I have my very first anonymous question. I suddenly feel sort of… secret agent-y. Don’t mess with me, dude. I know where the bodies are buried.
My anonymous advice-seeker writes:
Mir, you are so pretty and smart. We have friends who just adopted a one year old from Russia. They have lots of dough. We do not. What could we possibly get them as a gift? They gave us a nice gift for the birth of both our children (around $40 each). Thank you. You are so beautiful and talented, I long to be you. How’s that?
First off, might I suggest a bit more feeling, next time, without breaking character to check on how you’re being received? Other than that, it was quite nice.
The arrival of a child is an event made for celebration. It’s natural to want to give a gift, and probably equally natural to be concerned if you feel like you don’t have much to offer, but this is one of those times when “it’s the thought that counts” is absolutely, 100% true.
Let me tell you something that I hate even more than paying full price: People who lack manners. Any time you give a gift, the receivers should be gracious about it. To do otherwise is classless. While I understand wanting to get “something nice” or “just the right thing,” I also feel the need to point out that anyone who causes you to feel like your best effort is somehow inappropriate is someone who should never again receive a gift from you. Period.
Now. Having said that? I think any gift picked out for this new blessing is perfectly appropriate. An outfit, a cool toy, some books; any “standard” sort of “yay you had a baby and I wanted to get you something for him” kind of thing. Something marvelous has happened and you want to share the joy. You can’t put a pricetag on that, you know?
On the other hand, there are two special considerations in this particular situation. First, that the baby is not a newborn. And second, adoption can open a whole extra avenue of interesting gift ideas.
Many people will assume that an older child doesn’t need “lovies” the way you might buy such things for a newborn, but an older baby or toddler who has been taken from everything he’s ever known and put into a foreign environment needs all he comfort he can get. Do consider super-soft stuffed animals, a blanket with fringe around the edge, or a combo animal/blanket lovie such as this one.
In this same vein: Do you knit? Crochet? A hand-made blanket is an exceptional baby gift. Even if you have no crafty inclinations whatsoever, I bet you can make a no-sew knotted fleece blanket (lower left corner). They’re cheap and easy but kids love them and there are a gazillion fun patterned fleeces out there to choose from.
Do you want to do something that honors this child’s heritage and birth country? I thought of one fairly pricey option right off the bat, but when looking for a specific theme at a not-too-expensive price, I often turn to books. Hmmm… 443 results for my search on Amazon. I betcha you can find something interesting in there.
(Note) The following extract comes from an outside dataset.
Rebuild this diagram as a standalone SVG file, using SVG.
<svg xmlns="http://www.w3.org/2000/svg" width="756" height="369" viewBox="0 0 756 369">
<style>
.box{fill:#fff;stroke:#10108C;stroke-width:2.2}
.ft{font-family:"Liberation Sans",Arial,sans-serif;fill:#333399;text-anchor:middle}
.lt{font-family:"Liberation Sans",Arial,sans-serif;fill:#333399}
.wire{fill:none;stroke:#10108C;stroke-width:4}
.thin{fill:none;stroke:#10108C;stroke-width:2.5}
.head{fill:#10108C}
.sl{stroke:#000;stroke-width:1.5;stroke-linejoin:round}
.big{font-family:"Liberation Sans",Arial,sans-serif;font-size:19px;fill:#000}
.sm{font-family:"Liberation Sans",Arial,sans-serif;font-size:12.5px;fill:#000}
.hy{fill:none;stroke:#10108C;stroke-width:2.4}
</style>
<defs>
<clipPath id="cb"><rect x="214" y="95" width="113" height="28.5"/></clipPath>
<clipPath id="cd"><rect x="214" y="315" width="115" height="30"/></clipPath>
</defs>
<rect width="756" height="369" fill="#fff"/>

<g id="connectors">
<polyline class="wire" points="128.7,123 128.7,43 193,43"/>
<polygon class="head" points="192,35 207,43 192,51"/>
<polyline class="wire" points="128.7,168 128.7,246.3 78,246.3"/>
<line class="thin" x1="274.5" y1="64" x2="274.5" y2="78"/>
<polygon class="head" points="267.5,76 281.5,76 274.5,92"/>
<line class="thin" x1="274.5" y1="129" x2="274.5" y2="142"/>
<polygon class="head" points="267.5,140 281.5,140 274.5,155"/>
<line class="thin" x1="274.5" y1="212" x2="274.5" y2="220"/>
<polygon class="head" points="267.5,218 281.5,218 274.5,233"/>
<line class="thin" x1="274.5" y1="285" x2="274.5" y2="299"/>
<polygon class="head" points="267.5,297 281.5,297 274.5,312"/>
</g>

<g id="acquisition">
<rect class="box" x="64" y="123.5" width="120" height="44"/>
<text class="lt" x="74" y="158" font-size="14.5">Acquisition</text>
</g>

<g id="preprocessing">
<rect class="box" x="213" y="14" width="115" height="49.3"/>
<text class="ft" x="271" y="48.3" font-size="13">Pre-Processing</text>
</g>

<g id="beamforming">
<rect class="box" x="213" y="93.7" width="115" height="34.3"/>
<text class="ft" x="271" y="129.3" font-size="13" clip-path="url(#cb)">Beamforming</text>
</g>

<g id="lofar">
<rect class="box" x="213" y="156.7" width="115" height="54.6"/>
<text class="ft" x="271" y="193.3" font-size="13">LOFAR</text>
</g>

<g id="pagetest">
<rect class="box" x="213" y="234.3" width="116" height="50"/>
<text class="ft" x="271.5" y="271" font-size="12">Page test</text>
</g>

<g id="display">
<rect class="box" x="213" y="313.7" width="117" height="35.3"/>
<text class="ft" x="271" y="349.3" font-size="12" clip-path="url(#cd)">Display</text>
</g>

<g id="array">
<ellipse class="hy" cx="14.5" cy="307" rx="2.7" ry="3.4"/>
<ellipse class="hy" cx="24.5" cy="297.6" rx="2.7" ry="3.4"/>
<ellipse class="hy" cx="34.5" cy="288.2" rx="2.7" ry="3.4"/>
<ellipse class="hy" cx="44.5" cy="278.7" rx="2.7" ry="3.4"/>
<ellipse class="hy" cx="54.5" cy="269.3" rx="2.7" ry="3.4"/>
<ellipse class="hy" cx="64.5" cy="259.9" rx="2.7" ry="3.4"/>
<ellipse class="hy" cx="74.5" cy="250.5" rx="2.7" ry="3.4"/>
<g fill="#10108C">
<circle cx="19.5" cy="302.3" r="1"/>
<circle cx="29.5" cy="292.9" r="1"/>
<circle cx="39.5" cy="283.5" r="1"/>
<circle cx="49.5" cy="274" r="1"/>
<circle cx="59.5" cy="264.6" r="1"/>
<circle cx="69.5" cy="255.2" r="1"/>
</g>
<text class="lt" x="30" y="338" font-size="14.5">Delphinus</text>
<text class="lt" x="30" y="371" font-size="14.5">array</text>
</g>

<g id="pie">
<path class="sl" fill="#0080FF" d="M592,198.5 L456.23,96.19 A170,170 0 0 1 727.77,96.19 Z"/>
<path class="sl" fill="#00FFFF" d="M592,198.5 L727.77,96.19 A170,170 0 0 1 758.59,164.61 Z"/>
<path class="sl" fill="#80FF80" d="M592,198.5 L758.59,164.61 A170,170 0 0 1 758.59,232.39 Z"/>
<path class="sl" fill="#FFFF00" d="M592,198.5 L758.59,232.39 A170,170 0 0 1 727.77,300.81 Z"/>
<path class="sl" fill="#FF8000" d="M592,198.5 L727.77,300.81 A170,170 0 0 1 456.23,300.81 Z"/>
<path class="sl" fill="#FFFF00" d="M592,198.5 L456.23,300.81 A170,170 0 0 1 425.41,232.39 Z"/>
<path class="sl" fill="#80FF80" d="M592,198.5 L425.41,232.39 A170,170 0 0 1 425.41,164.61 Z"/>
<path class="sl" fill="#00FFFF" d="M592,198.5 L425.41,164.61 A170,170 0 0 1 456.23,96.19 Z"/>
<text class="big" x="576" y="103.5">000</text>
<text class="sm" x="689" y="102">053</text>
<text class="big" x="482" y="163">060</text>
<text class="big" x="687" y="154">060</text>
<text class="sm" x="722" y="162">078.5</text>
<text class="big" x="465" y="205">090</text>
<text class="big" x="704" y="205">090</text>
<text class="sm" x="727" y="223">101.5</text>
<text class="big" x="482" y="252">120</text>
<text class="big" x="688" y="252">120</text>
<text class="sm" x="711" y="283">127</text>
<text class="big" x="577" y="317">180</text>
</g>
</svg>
For other adoption-themed stuff, I cannot say enough about The Adoption Shop. There are other stores that specialize in adoption as well, of course. I happen to know and have dealt with them, is all.
Anything personalized can be a unique gift, and it doesn’t have to be pricey. Both LL Bean and Lands’ End have awesome options for kids that can be personalized, from blankets to backpacks. (Yes, you’re going to notice that I mention these two stores a lot. I live in New England. It’s part of the assimilation that I hype Bean, and I just happen to like Lands’ End as well.)
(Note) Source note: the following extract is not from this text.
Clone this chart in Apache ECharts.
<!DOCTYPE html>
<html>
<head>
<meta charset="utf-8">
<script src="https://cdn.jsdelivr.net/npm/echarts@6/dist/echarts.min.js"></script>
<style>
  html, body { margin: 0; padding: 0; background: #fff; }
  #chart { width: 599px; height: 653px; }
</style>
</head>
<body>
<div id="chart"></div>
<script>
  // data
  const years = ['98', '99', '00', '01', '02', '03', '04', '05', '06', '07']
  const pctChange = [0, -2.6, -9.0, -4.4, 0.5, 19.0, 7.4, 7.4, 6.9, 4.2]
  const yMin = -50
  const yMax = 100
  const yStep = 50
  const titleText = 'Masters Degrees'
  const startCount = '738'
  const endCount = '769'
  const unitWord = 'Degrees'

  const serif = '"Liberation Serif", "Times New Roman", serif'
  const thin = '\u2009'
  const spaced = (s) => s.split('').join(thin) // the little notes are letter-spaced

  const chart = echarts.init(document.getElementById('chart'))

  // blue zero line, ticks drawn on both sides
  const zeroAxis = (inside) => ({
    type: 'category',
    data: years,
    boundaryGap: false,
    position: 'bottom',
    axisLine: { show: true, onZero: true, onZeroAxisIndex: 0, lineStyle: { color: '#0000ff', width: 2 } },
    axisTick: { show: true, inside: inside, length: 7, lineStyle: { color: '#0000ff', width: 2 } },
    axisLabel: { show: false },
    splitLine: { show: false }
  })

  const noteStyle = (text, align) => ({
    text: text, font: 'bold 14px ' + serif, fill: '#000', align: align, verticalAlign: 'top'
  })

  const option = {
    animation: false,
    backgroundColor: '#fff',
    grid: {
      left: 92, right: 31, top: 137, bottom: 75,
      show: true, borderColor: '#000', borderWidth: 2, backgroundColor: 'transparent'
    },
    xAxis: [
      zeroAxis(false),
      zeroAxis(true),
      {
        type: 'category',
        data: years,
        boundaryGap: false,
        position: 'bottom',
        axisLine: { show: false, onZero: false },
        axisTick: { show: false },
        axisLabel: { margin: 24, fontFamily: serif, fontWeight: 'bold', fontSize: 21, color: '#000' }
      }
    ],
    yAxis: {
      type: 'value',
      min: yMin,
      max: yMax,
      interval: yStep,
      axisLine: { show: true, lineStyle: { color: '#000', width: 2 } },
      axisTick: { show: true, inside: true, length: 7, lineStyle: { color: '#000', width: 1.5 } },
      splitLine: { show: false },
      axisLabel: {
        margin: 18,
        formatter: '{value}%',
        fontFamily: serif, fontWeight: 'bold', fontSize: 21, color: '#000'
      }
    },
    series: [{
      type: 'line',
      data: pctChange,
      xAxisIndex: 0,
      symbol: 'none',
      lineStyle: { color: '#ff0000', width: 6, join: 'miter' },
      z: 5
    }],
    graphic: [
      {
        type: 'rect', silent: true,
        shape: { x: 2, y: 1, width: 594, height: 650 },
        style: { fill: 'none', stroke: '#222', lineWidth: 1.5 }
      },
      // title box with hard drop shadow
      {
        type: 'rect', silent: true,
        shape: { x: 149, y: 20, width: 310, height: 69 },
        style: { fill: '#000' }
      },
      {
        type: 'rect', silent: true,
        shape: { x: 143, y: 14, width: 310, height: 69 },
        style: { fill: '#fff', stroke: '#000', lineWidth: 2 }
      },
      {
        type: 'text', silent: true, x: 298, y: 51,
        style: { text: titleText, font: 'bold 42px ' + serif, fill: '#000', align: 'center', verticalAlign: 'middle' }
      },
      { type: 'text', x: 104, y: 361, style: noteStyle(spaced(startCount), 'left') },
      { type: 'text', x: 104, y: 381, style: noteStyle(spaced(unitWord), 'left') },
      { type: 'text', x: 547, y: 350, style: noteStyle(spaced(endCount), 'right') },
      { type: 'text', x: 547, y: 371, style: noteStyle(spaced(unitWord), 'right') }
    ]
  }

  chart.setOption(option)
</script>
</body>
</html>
Lillian Vernon has an entire kids’ section where just about everything can be personalized, too.
Any beautiful little keepsake is a nice way to give something meaningful without breaking the bank, as well. What about a special Christmas ornament? (I just happened to notice this one; there’s also a boy version available….) A music box? A unique piggy bank? There’s an entire section of personalizable baby gifts (okay, I don’t even know if personalizable is a word) at Personal Creations.
If they (and you) are the religious sort, a beautifully illustrated children’s bible is always a nice gift. Though it tends not to go over so well if they’re Wiccans or Scientologists or whatever. Know your recipient.
I also love high-end baby bath stuff (okay, who am I kidding? I just like high-end bath stuff, period). Sure, they might buy it, themselves, but maybe not. A nice mid-price brand (meaning, more expensive than what cheapies like you and I would normally spend, but not hideously expensive) is Burt’s Bees. This is a perfect age for a really cute “bath kit;” a few products, a fun animal scrubby mitt, some bath toys. Throw it all in a cute basket or bag and you’re done. Or—oh!!—I absolutely love this. Love it.
Lastly, when in doubt? Every new parent needs photo albums and picture frames. You just can’t go wrong with those. And they have the advantage of being sold just about everywhere; you can cruise the endcaps at Target and the clearance at Macy’s and everywhere inbetween.
Okay, I lied; one more last thing: Bringing a new family member home is a difficult adjustment, regardless of the circumstances. Consider a gift certificate for a restaurant they like or simply showing up with a freezer-friendly meal one night. Trust me, they’ll appreciate not having to cook.
Congratulations to your friends, and best of luck to you in selecting a gift!